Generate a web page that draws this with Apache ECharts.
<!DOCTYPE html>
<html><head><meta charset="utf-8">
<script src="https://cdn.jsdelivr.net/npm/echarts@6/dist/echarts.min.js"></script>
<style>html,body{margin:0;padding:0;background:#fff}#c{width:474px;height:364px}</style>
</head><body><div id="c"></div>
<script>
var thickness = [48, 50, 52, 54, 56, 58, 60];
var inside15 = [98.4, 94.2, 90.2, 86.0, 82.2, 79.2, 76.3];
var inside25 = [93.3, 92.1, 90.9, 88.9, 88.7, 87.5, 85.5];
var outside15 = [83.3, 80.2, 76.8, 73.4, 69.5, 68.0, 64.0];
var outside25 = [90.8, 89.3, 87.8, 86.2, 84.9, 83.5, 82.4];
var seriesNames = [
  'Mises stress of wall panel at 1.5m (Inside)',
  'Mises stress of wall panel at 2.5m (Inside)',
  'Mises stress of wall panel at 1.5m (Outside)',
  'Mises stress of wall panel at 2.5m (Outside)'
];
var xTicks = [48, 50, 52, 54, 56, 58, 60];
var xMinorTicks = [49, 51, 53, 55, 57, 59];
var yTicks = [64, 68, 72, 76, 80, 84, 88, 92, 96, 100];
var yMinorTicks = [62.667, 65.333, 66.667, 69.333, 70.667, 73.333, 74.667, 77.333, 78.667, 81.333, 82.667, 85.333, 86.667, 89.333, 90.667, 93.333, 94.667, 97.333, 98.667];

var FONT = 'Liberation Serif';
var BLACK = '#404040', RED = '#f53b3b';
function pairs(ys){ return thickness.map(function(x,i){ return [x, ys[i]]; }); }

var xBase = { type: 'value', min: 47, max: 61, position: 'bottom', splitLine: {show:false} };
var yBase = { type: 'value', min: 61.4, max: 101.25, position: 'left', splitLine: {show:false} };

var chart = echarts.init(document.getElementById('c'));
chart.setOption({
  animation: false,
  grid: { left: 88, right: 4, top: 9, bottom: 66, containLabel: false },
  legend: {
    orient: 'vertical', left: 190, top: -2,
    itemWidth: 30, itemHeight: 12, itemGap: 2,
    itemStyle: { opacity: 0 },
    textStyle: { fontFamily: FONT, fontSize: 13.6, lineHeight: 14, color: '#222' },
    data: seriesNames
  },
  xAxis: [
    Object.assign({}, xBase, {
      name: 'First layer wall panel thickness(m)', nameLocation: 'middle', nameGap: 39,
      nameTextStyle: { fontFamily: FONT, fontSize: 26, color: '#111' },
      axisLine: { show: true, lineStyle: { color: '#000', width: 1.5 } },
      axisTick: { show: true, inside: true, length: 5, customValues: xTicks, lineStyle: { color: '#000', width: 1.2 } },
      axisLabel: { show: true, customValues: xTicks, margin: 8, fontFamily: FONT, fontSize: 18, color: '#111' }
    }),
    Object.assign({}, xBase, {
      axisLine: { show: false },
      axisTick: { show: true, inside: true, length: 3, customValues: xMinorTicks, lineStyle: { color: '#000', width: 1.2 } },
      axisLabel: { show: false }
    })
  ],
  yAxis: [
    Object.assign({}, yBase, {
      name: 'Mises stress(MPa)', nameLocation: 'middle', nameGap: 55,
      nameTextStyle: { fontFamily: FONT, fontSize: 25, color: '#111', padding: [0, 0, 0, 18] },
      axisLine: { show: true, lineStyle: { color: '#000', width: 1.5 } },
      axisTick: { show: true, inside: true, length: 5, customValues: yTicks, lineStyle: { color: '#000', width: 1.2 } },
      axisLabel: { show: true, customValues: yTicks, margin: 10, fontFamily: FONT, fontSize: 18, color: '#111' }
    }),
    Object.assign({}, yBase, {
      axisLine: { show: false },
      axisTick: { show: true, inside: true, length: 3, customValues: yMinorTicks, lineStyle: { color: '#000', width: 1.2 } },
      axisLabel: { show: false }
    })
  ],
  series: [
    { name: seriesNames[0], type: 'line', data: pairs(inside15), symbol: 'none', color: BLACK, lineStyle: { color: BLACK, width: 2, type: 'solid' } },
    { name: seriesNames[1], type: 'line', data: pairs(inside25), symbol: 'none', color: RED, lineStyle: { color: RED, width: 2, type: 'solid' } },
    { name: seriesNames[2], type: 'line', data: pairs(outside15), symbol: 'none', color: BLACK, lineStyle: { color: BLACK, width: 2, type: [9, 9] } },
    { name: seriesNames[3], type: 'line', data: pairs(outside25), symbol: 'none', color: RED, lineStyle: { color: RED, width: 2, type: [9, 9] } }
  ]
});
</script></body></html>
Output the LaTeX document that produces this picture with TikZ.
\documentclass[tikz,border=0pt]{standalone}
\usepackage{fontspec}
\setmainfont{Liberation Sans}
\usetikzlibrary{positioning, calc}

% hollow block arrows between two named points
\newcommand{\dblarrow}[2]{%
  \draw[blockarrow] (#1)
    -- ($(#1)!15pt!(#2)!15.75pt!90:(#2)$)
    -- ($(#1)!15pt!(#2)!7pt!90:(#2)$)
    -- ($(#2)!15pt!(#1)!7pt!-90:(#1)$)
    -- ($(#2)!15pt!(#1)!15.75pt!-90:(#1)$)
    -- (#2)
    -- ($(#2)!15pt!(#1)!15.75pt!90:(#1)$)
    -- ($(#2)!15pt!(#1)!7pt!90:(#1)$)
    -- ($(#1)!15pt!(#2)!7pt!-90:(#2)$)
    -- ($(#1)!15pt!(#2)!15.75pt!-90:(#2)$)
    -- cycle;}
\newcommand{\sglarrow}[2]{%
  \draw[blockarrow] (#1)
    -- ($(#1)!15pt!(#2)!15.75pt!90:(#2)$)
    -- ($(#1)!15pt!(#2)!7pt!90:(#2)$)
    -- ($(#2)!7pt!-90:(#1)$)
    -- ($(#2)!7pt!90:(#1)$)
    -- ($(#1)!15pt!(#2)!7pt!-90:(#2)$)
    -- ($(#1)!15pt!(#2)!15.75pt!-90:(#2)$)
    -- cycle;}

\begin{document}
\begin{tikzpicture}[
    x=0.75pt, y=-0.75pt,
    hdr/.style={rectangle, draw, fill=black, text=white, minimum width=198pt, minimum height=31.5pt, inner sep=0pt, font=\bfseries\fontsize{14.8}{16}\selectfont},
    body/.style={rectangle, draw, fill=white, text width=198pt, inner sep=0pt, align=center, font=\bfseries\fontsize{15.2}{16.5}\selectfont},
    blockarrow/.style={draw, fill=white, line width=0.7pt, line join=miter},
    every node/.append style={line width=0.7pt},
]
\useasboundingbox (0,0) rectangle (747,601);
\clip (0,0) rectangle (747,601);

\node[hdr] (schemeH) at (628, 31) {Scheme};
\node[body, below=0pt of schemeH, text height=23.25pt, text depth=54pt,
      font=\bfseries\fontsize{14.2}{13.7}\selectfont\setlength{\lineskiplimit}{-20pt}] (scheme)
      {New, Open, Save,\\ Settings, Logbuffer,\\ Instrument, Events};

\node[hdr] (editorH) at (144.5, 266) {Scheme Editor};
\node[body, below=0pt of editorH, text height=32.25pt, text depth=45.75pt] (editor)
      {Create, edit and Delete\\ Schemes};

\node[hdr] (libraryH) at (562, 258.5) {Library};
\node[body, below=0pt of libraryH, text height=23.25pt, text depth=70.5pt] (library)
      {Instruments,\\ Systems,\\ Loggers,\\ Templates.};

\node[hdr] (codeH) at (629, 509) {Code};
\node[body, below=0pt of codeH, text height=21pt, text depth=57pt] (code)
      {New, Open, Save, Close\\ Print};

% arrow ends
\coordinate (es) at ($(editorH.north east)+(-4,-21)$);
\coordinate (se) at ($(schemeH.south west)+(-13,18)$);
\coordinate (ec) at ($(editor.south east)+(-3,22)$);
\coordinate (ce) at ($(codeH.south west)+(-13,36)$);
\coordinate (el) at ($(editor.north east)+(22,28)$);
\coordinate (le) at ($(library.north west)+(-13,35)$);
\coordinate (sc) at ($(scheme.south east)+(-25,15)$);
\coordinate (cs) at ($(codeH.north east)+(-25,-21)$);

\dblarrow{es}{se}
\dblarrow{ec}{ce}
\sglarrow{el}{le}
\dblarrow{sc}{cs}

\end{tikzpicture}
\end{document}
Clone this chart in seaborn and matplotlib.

Task details>
Your output should consist solely of the lines from the beginning of the entries through the line containing "return [x, ys[i]];", reproduced exactly.

Answer to the task>
Generate a web page that draws this with Apache ECharts.
<!DOCTYPE html>
<html><head><meta charset="utf-8">
<script src="https://cdn.jsdelivr.net/npm/echarts@6/dist/echarts.min.js"></script>
<style>html,body{margin:0;padding:0;background:#fff}#c{width:474px;height:364px}</style>
</head><body><div id="c"></div>
<script>
var thickness = [48, 50, 52, 54, 56, 58, 60];
var inside15 = [98.4, 94.2, 90.2, 86.0, 82.2, 79.2, 76.3];
var inside25 = [93.3, 92.1, 90.9, 88.9, 88.7, 87.5, 85.5];
var outside15 = [83.3, 80.2, 76.8, 73.4, 69.5, 68.0, 64.0];
var outside25 = [90.8, 89.3, 87.8, 86.2, 84.9, 83.5, 82.4];
var seriesNames = [
  'Mises stress of wall panel at 1.5m (Inside)',
  'Mises stress of wall panel at 2.5m (Inside)',
  'Mises stress of wall panel at 1.5m (Outside)',
  'Mises stress of wall panel at 2.5m (Outside)'
];
var xTicks = [48, 50, 52, 54, 56, 58, 60];
var xMinorTicks = [49, 51, 53, 55, 57, 59];
var yTicks = [64, 68, 72, 76, 80, 84, 88, 92, 96, 100];
var yMinorTicks = [62.667, 65.333, 66.667, 69.333, 70.667, 73.333, 74.667, 77.333, 78.667, 81.333, 82.667, 85.333, 86.667, 89.333, 90.667, 93.333, 94.667, 97.333, 98.667];

var FONT = 'Liberation Serif';
var BLACK = '#404040', RED = '#f53b3b';
function pairs(ys){ return thickness.map(function(x,i){ return [x, ys[i]]; }); }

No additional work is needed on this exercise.